La regione orientale del paese sembra essersi liberata una volta per sempre dal potere dei militari. Ma che cosa potrebbe accadere se il colonnello dovesse riuscire a mantenere il suo dominio su Tripoli? Le sembra verosimile una spartizione del Paese?
«No, mai e poi mai. La divisione della Libia è per tutti un inviolabile tabù. Crediamo fermamente nell´unità nazionale, a differenza di Gheddafi. Il quale usa il rischio del frazionamento del territorio nazionale come spauracchio propagandistico».

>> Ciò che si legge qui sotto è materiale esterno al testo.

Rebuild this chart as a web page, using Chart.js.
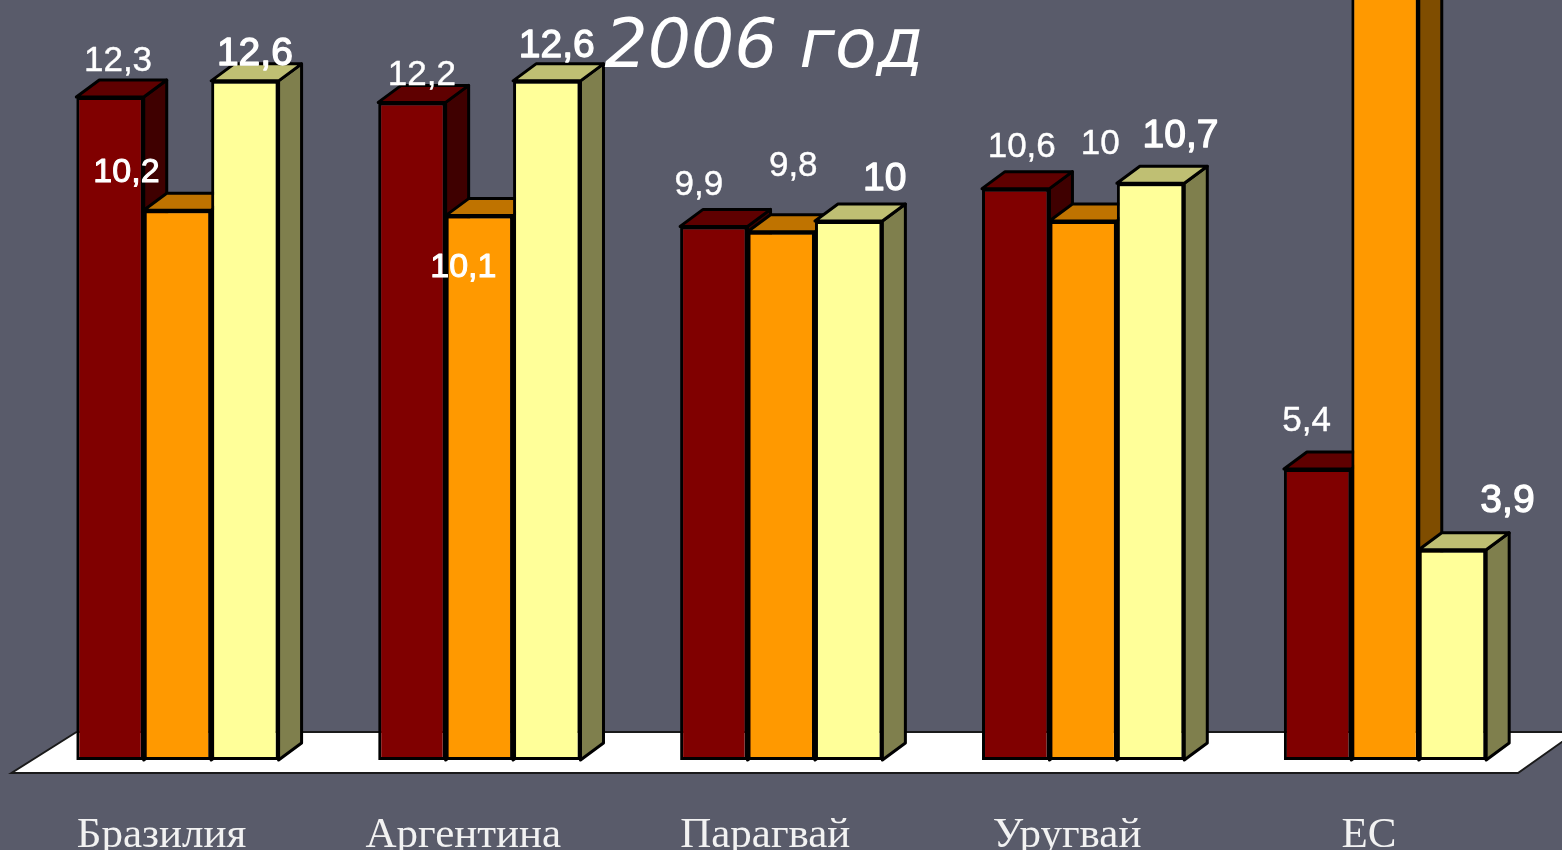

Professore, la settimana scorsa, quando Bengasi è stata liberata non c´erano giornalisti stranieri. La versione fornita dai vincitori, ossia da voi, parla di circa cinquecento morti. Ma in città è pieno di caserme e di commissariati bruciati. Quante sono state le vittime tra i poliziotti e i soldati pro Gheddafi?
«Diciamo un quinto del totale. Sarebbero potuti essere molti di più. Ma quando hanno visto che per loro si metteva male, hanno deciso di arrendersi. Quando il comandante della base militare ha alzato la bandiera bianca, la folla di manifestanti ha immediatamente invaso i depositi di armi e neutralizzato ogni sacca di resistenza. Tutto è successo in tempi brevissimi, e con efficienza stupefacente per ragazzi che non avevano dimestichezza né con le armi né con una logica militare».